TASK BRIEF:
Gather, from the data below, each line in which the word "with" occurs.

+++ RECORDS TO PROCESS

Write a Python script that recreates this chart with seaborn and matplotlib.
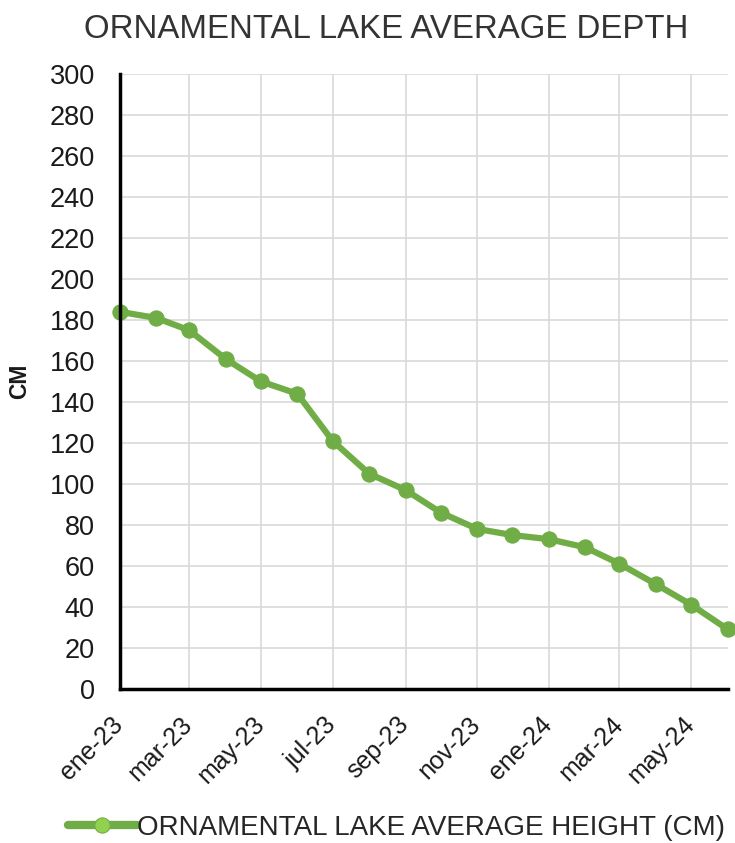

++++++
+++ RECORDS TO PROCESS

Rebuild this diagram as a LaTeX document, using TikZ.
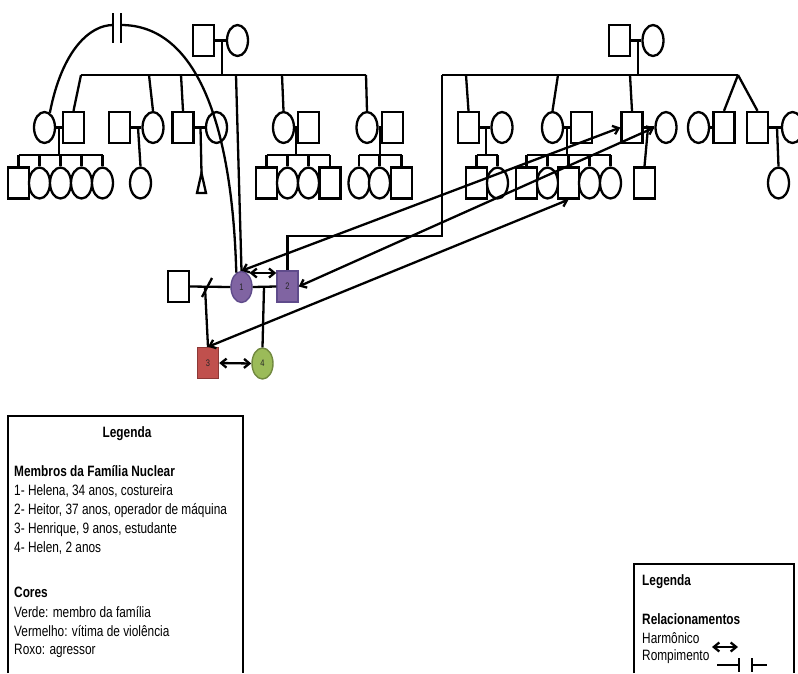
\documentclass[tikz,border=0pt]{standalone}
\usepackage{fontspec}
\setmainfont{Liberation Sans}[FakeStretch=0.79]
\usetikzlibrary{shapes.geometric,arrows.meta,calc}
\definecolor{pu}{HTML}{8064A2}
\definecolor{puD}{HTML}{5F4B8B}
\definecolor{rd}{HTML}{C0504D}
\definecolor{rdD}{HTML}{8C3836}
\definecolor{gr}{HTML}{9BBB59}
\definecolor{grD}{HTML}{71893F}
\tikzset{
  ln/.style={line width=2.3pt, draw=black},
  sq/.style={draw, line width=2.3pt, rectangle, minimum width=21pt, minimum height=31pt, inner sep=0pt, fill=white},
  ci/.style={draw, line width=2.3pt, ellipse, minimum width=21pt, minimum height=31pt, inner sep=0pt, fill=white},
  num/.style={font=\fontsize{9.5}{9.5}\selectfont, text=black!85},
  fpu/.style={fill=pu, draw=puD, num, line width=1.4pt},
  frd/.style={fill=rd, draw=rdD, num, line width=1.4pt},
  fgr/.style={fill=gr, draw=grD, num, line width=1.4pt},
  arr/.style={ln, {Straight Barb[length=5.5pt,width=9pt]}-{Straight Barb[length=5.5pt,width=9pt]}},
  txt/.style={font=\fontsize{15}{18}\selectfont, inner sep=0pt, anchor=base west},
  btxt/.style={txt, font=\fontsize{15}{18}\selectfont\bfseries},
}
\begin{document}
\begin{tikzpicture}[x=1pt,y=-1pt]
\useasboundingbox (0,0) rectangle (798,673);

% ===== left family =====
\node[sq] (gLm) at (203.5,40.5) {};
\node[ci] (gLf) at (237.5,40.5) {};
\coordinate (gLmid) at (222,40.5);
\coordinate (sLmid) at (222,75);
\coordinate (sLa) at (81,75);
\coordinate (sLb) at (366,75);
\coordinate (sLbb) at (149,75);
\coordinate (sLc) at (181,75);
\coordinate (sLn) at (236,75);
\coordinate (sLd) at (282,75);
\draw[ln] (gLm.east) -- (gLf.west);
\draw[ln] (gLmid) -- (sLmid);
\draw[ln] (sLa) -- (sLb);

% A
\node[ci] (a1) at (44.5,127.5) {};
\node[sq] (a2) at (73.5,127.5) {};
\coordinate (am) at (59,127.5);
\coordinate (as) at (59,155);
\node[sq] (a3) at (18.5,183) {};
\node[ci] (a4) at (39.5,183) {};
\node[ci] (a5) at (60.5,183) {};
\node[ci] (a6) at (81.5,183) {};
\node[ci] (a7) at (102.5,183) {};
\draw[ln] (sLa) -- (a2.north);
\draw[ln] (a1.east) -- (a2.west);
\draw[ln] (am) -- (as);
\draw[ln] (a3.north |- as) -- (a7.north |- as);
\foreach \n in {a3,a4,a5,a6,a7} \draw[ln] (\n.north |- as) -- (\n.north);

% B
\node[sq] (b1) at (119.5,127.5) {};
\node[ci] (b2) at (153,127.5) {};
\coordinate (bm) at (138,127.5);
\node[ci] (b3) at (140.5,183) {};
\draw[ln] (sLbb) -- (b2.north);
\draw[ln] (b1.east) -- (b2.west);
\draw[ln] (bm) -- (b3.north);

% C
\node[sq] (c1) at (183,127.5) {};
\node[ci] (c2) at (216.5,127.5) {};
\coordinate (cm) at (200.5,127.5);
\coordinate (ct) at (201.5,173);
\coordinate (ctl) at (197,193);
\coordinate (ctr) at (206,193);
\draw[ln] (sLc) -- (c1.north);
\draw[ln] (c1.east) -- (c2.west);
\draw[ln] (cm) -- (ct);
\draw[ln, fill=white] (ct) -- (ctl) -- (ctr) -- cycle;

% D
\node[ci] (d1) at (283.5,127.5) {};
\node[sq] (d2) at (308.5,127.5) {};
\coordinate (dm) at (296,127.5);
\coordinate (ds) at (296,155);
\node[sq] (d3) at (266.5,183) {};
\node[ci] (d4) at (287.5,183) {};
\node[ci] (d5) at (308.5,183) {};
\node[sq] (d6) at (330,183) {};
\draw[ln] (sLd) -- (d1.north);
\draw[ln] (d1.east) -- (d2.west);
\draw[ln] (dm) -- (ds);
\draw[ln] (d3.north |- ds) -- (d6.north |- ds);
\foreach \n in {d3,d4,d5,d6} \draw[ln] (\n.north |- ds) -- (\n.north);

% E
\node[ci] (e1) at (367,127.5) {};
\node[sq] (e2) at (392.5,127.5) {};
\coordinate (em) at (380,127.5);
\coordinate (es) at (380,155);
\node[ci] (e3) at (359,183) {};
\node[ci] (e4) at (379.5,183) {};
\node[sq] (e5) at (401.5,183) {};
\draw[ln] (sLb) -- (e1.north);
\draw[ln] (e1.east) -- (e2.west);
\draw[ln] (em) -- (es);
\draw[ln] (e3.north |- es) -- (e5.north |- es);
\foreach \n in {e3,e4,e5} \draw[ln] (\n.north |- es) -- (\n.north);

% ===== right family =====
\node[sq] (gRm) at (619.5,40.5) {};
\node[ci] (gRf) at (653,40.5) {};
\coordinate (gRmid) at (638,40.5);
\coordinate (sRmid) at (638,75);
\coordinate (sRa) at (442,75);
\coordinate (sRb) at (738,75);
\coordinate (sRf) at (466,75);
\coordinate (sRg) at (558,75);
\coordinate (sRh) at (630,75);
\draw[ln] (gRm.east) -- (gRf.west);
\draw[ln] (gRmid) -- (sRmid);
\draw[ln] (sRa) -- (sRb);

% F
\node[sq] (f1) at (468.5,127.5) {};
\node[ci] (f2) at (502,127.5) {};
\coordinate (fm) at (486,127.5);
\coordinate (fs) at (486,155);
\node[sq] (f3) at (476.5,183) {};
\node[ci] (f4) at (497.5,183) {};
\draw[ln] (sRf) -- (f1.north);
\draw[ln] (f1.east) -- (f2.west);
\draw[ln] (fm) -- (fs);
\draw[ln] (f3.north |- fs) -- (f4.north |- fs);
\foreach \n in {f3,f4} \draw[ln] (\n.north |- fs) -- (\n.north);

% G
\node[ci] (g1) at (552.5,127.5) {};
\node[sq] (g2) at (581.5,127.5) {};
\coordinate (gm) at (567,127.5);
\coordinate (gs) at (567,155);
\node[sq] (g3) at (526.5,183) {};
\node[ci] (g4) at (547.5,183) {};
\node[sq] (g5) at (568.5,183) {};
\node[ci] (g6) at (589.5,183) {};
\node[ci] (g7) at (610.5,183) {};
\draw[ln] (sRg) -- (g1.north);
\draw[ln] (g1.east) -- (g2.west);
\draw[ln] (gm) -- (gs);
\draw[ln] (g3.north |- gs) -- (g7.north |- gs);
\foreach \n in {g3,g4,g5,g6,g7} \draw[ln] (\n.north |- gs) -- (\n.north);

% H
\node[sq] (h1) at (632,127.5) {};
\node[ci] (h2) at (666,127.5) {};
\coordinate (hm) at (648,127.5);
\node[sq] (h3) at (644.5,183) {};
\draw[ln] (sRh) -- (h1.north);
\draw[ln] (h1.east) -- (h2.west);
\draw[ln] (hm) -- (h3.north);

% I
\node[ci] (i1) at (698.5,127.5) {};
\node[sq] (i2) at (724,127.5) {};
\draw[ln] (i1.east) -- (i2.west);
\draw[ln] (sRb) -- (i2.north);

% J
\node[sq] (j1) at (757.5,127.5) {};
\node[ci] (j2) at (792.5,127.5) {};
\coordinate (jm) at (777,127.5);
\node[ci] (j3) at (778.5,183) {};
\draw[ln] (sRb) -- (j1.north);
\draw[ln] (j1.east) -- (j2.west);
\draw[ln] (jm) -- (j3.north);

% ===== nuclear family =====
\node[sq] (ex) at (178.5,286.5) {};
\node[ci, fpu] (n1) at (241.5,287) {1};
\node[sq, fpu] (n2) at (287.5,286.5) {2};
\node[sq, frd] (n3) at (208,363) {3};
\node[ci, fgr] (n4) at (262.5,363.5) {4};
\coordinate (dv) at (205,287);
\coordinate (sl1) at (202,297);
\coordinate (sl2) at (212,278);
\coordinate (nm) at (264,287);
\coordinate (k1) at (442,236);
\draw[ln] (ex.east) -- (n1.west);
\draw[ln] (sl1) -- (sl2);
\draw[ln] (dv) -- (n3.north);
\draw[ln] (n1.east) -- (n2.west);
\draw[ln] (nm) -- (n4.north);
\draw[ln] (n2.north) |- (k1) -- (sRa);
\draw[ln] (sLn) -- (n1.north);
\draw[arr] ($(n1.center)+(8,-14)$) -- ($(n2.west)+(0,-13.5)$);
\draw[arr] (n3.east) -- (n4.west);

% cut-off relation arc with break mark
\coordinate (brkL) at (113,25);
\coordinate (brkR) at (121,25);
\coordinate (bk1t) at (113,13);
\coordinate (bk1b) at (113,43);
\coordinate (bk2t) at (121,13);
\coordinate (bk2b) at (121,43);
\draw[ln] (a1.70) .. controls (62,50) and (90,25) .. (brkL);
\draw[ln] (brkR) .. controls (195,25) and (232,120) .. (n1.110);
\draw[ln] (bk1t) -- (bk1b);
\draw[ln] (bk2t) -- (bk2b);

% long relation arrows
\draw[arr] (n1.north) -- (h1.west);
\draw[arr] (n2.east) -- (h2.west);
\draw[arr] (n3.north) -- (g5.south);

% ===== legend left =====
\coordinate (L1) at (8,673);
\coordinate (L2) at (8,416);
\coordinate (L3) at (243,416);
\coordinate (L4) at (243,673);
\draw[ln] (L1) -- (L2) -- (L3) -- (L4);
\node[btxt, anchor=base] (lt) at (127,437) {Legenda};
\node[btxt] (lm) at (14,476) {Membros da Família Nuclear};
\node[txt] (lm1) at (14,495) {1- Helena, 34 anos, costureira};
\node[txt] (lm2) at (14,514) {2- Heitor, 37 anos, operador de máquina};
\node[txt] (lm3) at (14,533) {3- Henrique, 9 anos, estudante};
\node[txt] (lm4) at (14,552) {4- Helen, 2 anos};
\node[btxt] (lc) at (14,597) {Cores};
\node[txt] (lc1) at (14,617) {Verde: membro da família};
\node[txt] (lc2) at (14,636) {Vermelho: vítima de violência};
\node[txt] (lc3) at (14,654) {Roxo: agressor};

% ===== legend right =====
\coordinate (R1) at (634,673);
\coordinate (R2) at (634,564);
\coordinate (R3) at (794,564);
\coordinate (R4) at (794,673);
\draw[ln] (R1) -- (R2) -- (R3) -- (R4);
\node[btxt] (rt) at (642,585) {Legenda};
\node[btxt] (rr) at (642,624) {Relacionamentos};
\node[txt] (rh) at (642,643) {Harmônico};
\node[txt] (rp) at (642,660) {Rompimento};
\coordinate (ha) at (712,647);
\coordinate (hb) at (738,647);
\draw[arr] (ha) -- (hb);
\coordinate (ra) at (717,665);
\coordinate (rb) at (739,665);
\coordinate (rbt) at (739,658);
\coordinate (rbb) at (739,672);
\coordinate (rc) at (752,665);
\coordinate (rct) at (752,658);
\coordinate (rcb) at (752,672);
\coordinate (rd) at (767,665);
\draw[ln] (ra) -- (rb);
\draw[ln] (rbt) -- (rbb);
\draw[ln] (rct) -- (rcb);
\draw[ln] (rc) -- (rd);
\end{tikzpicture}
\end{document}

++++++
+++ RECORDS TO PROCESS

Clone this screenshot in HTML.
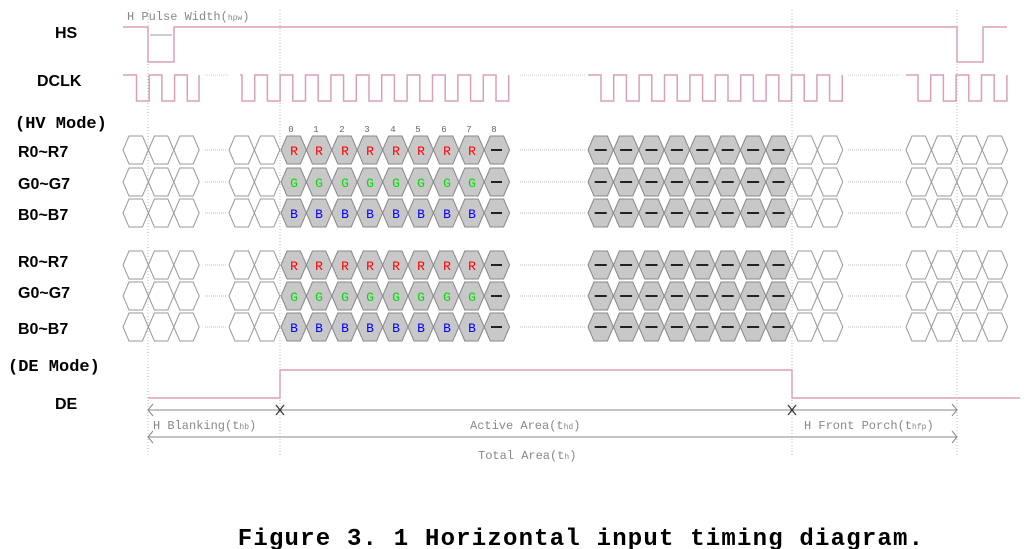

++++++

THE RESULT:
Write a Python script that recreates this chart with seaborn and matplotlib.
% cut-off relation arc with break mark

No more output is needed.